Thursday, April 23, 2015

How might you account for the prevalence of the misconception that research has to occur step by step?

I blame the way we teach it. Whenever we teach "The Scientific Method" (in all caps like that), we treat it as though it's some holy ritual that must be performed in the same precise way in order to properly appease the gods of science.

For example, here are a bunch of articles showing The Scientific Method as a specific series of steps to follow:

http://www.sciencebuddies.org/science-fair-projects/project_scientific_method.shtml

http://chemistry.about.com/od/lecturl3/a/sciencemethod.htm


http://www.livescience.com/20896-science-scientific-method.html


http://www.sciencemadesimple.com/scientific_method.html


http://teacher.nsrl.rochester.edu/phy_labs/AppendixE/AppendixE.html


Here's one that at least explains that the scientific method can be approached in a few different ways, but still gives it as a series of steps:
http://science.howstuffworks.com/innovation/scientific-experiments/scientific-method6.htm

But when you start to get into actual research in the real world as I have, you find that things are a lot messier than that. Often you don't have any particular hypothesis and are just trying to explore. In many (even most) cases you can't actually conduct a controlled experiment, so you need to figure out how to use correlational studies to achieve similar results. Often the first few approaches you try fail to yield anything useful and you need to try something else. The same project can involve multiple layers of exploration, hypothesis testing, and developing new approaches. But all of these things are definitely still a part of good science. One of my favorite t-shirts says, "If we knew what we were doing, we wouldn't call it 'research.'"

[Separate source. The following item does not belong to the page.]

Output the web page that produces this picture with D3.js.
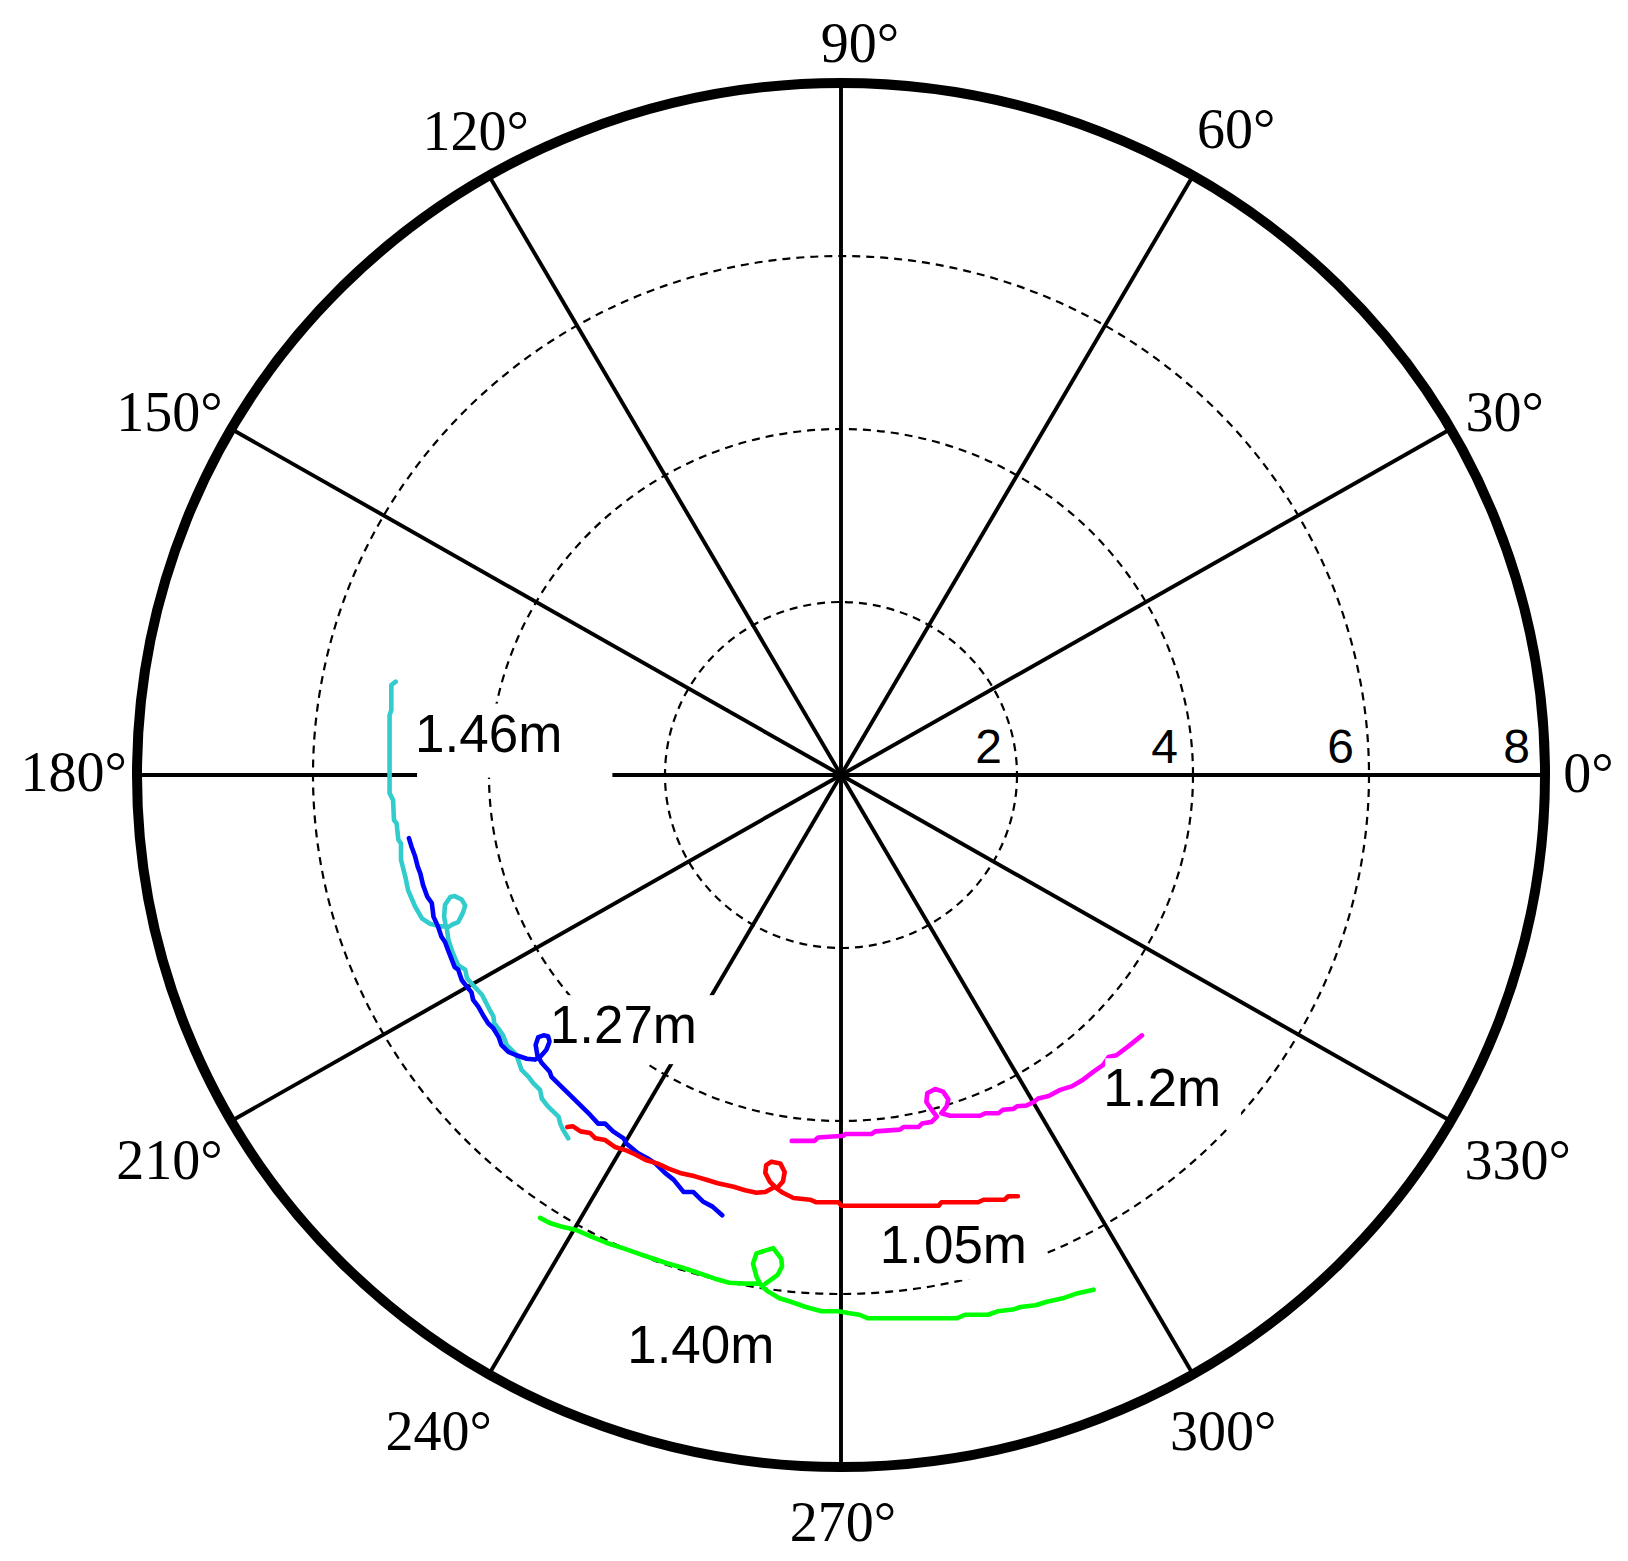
<!DOCTYPE html>
<html>
<head>
<meta charset="utf-8">
<script src="https://cdn.jsdelivr.net/npm/d3@7"></script>
<style>
  html, body { margin: 0; padding: 0; background: #fff; }
  svg { display: block; }
</style>
</head>
<body>
<script>
// ---------------- DATA ----------------
const angleTicks = [0, 30, 60, 90, 120, 150, 180, 210, 240, 270, 300, 330];
const angleTickLabels = ["0°","30°","60°","90°","120°","150°","180°","210°","240°","270°","300°","330°"];
const radialTicks = [2, 4, 6, 8];
const radialTickLabels = ["2", "4", "6", "8"];
const rMax = 8;

// trajectories, cartesian coordinates in radial-axis units [x, y]
const cyanTrack = [[-5.06,1.08],[-5.11,1.04],[-5.11,0.75],[-5.13,0.69],[-5.13,0],[-5.13,-0.21],[-5.09,-0.29],[-5.08,-0.52],[-5.05,-0.56],[-5.03,-0.75],[-5.00,-0.79],[-5.00,-0.98],[-4.95,-1.18],[-4.92,-1.33],[-4.84,-1.52],[-4.76,-1.66],[-4.67,-1.72],[-4.56,-1.75],[-4.49,-1.75],[-4.51,-1.64],[-4.50,-1.50],[-4.44,-1.41],[-4.39,-1.40],[-4.31,-1.44],[-4.27,-1.51],[-4.30,-1.60],[-4.35,-1.70],[-4.42,-1.73],[-4.48,-1.77],[-4.46,-1.91],[-4.41,-2.06],[-4.35,-2.20],[-4.27,-2.25],[-4.25,-2.35],[-4.18,-2.43],[-4.08,-2.54],[-4.05,-2.60],[-3.99,-2.72],[-3.95,-2.79],[-3.94,-2.87],[-3.88,-2.95],[-3.84,-3.01],[-3.80,-3.12],[-3.70,-3.22],[-3.67,-3.29],[-3.63,-3.41],[-3.55,-3.49],[-3.50,-3.56],[-3.42,-3.64],[-3.40,-3.74],[-3.34,-3.82],[-3.31,-3.85],[-3.21,-3.95],[-3.19,-4.03],[-3.16,-4.10],[-3.10,-4.20]];
const blueTrack = [[-4.91,-0.73],[-4.88,-0.83],[-4.84,-0.94],[-4.81,-1.06],[-4.78,-1.14],[-4.75,-1.27],[-4.70,-1.41],[-4.65,-1.48],[-4.63,-1.64],[-4.58,-1.75],[-4.54,-1.87],[-4.50,-1.93],[-4.46,-2.04],[-4.39,-2.22],[-4.35,-2.25],[-4.31,-2.37],[-4.25,-2.45],[-4.20,-2.51],[-4.18,-2.60],[-4.12,-2.68],[-4.06,-2.79],[-4.01,-2.87],[-3.95,-2.93],[-3.89,-3.03],[-3.86,-3.12],[-3.78,-3.20],[-3.69,-3.24],[-3.57,-3.28],[-3.48,-3.29],[-3.42,-3.26],[-3.35,-3.18],[-3.31,-3.08],[-3.33,-3.02],[-3.38,-3.01],[-3.44,-3.03],[-3.47,-3.12],[-3.45,-3.24],[-3.40,-3.33],[-3.31,-3.43],[-3.29,-3.49],[-3.16,-3.62],[-3.00,-3.78],[-2.85,-3.93],[-2.76,-4.03],[-2.68,-4.03],[-2.59,-4.12],[-2.47,-4.20],[-2.44,-4.26],[-2.31,-4.37],[-2.20,-4.43],[-2.11,-4.49],[-2.00,-4.60],[-1.90,-4.68],[-1.79,-4.82],[-1.68,-4.82],[-1.57,-4.93],[-1.46,-4.99],[-1.35,-5.09]];
const redTrack = [[-3.11,-4.07],[-3.05,-4.06],[-2.96,-4.12],[-2.85,-4.14],[-2.79,-4.20],[-2.68,-4.22],[-2.57,-4.30],[-2.44,-4.34],[-2.33,-4.39],[-2.22,-4.45],[-2.09,-4.49],[-1.96,-4.55],[-1.83,-4.60],[-1.66,-4.64],[-1.53,-4.68],[-1.40,-4.72],[-1.22,-4.76],[-1.09,-4.80],[-0.96,-4.83],[-0.86,-4.82],[-0.75,-4.76],[-0.81,-4.70],[-0.86,-4.60],[-0.85,-4.51],[-0.79,-4.47],[-0.69,-4.49],[-0.64,-4.59],[-0.66,-4.70],[-0.73,-4.78],[-0.66,-4.83],[-0.54,-4.89],[-0.35,-4.91],[-0.28,-4.94],[-0.03,-4.94],[0.01,-4.98],[1.11,-4.98],[1.14,-4.94],[1.56,-4.94],[1.62,-4.91],[1.86,-4.91],[1.90,-4.87],[2.01,-4.87]];
const magentaTrack = [[-0.56,-4.23],[-0.30,-4.23],[-0.26,-4.19],[0.03,-4.17],[0.05,-4.15],[0.35,-4.15],[0.39,-4.12],[0.67,-4.10],[0.71,-4.07],[0.88,-4.07],[0.92,-4.03],[1.03,-4.01],[1.09,-3.95],[1.03,-3.87],[0.97,-3.78],[0.98,-3.68],[1.07,-3.63],[1.16,-3.66],[1.22,-3.75],[1.20,-3.83],[1.14,-3.91],[1.24,-3.94],[1.58,-3.94],[1.64,-3.91],[1.79,-3.91],[1.84,-3.87],[1.96,-3.86],[2.00,-3.83],[2.11,-3.82],[2.19,-3.78],[2.24,-3.74],[2.36,-3.71],[2.49,-3.64],[2.62,-3.60],[2.74,-3.53],[2.87,-3.43],[2.98,-3.35],[3.04,-3.26],[3.13,-3.24],[3.26,-3.14],[3.42,-3.01]];
const greenTrack = [[-3.42,-5.12],[-3.31,-5.18],[-3.18,-5.22],[-3.01,-5.26],[-2.83,-5.34],[-2.66,-5.41],[-2.48,-5.47],[-2.31,-5.53],[-2.14,-5.59],[-1.96,-5.65],[-1.79,-5.70],[-1.61,-5.76],[-1.44,-5.82],[-1.27,-5.87],[-1.09,-5.88],[-0.92,-5.88],[-0.96,-5.80],[-1.00,-5.65],[-0.96,-5.53],[-0.77,-5.47],[-0.68,-5.59],[-0.67,-5.68],[-0.72,-5.78],[-0.83,-5.86],[-0.90,-5.91],[-0.83,-5.97],[-0.70,-6.05],[-0.57,-6.09],[-0.40,-6.15],[-0.22,-6.20],[-0.03,-6.20],[0.08,-6.22],[0.21,-6.24],[0.30,-6.28],[1.32,-6.28],[1.41,-6.24],[1.67,-6.24],[1.78,-6.20],[1.95,-6.18],[2.04,-6.15],[2.21,-6.13],[2.34,-6.09],[2.52,-6.05],[2.69,-5.99],[2.87,-5.95]];

const trackColors = ["#33CCCC", "#0000FF", "#FF0000", "#FF00FF", "#00FF00"];

// annotation labels (text, anchor x/y in radial-axis units)
const noteTexts = ["1.46m", "1.27m", "1.40m", "1.05m", "1.2m"];
const noteX = [-4.84, -3.31, -2.43, 0.44, 2.98];
const noteY = [0.27, -3.10, -6.80, -5.64, -3.83];

// ---------------- LAYOUT ----------------
const W = 1628, H = 1561;
const cx = 841, cy = 775, RX = 704, RY = 692;
const notePadRight = [50, 22, 20, 17, 20];
const notePadBottom = [26, 21, 20, 17, 20];
// nudges of the angle labels from the r = 8.8 position (px)
const angleNudge = [[-27,-2],[-7,18],[8,14],[19,30],[22,16],[-1,18],[7,-3],[-1,5],[-15,-3],[2,-14],[-5,-3],[6,5]];

const x = d3.scaleLinear().domain([-rMax, rMax]).range([cx - RX, cx + RX]);
const y = d3.scaleLinear().domain([-rMax, rMax]).range([cy + RY, cy - RY]);
const rad = d => d * Math.PI / 180;

const svg = d3.select("body").append("svg")
  .attr("width", W).attr("height", H)
  .attr("viewBox", `0 0 ${W} ${H}`);

svg.append("rect").attr("width", W).attr("height", H).attr("fill", "#fff");

// dashed rings
svg.append("g").selectAll("ellipse").data(radialTicks.filter(r => r < rMax)).join("ellipse")
  .attr("cx", x(0)).attr("cy", y(0))
  .attr("rx", r => x(r) - x(0)).attr("ry", r => y(0) - y(r))
  .attr("fill", "none").attr("stroke", "#000")
  .attr("stroke-width", 2.2).attr("stroke-dasharray", "8,6");

// spokes
svg.append("g").selectAll("line").data(angleTicks).join("line")
  .attr("x1", x(0)).attr("y1", y(0))
  .attr("x2", a => x(rMax * Math.cos(rad(a))))
  .attr("y2", a => y(rMax * Math.sin(rad(a))))
  .attr("stroke", "#000").attr("stroke-width", 3.9);

// trajectories
const line = d3.line().x(d => x(d[0])).y(d => y(d[1]));
const tracks = [cyanTrack, blueTrack, redTrack, magentaTrack, greenTrack];
svg.append("g").selectAll("path").data(tracks).join("path")
  .attr("d", line)
  .attr("fill", "none")
  .attr("stroke", (d, i) => trackColors[i])
  .attr("stroke-width", 4.6)
  .attr("stroke-linejoin", "round")
  .attr("stroke-linecap", "round");

// annotation labels with white background boxes
const notes = svg.append("g");
noteTexts.forEach((t, i) => {
  const g = notes.append("g");
  const rect = g.append("rect").attr("fill", "#fff");
  const tx = g.append("text")
    .attr("x", x(noteX[i])).attr("y", y(noteY[i]))
    .attr("font-family", "'Liberation Sans', Arial, sans-serif")
    .attr("font-size", 53).attr("fill", "#000")
    .text(t);
  const bb = tx.node().getBBox();
  rect.attr("x", bb.x + 2)
    .attr("y", y(noteY[i]) - 48)
    .attr("width", bb.width - 2 + notePadRight[i])
    .attr("height", 48 + notePadBottom[i]);
});

// radial tick labels along the 0° axis
svg.append("g").selectAll("text").data(radialTicks).join("text")
  .attr("x", r => x(r) - 15)
  .attr("y", y(0) - 12)
  .attr("text-anchor", "end")
  .attr("font-family", "'Liberation Sans', Arial, sans-serif")
  .attr("font-size", 48).attr("fill", "#000")
  .text((r, i) => radialTickLabels[i]);

// outer boundary
svg.append("ellipse")
  .attr("cx", x(0)).attr("cy", y(0))
  .attr("rx", x(rMax) - x(0)).attr("ry", y(0) - y(rMax))
  .attr("fill", "none").attr("stroke", "#000").attr("stroke-width", 10);

// angle labels
svg.append("g").selectAll("text").data(angleTicks).join("text")
  .attr("x", (a, i) => x(rMax * 1.1 * Math.cos(rad(a))) + angleNudge[i][0])
  .attr("y", (a, i) => y(rMax * 1.1 * Math.sin(rad(a))) + angleNudge[i][1] + 18.5)
  .attr("text-anchor", "middle")
  .attr("font-family", "'Liberation Serif', 'Times New Roman', serif")
  .attr("font-size", 56).attr("fill", "#000")
  .text((a, i) => angleTickLabels[i]);
</script>
</body>
</html>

Then of course there are the parts of real research that can hinder good science: competition for funding, the pressure for exciting results in order to get published, school politics and fights over prestige, the temptation of p-hacking and confirmation bias.

What we really should be teaching is why we do science this way. We should teach why it's important that we control experiments if we can and control for confounding variables if we can't and how confirmation bias can mislead us all; maybe we should even teach the messiest parts of science, so that we can have a serious public policy discussion about how we might reform our systems of funding and publication in order to remove these perverse incentives for bad science.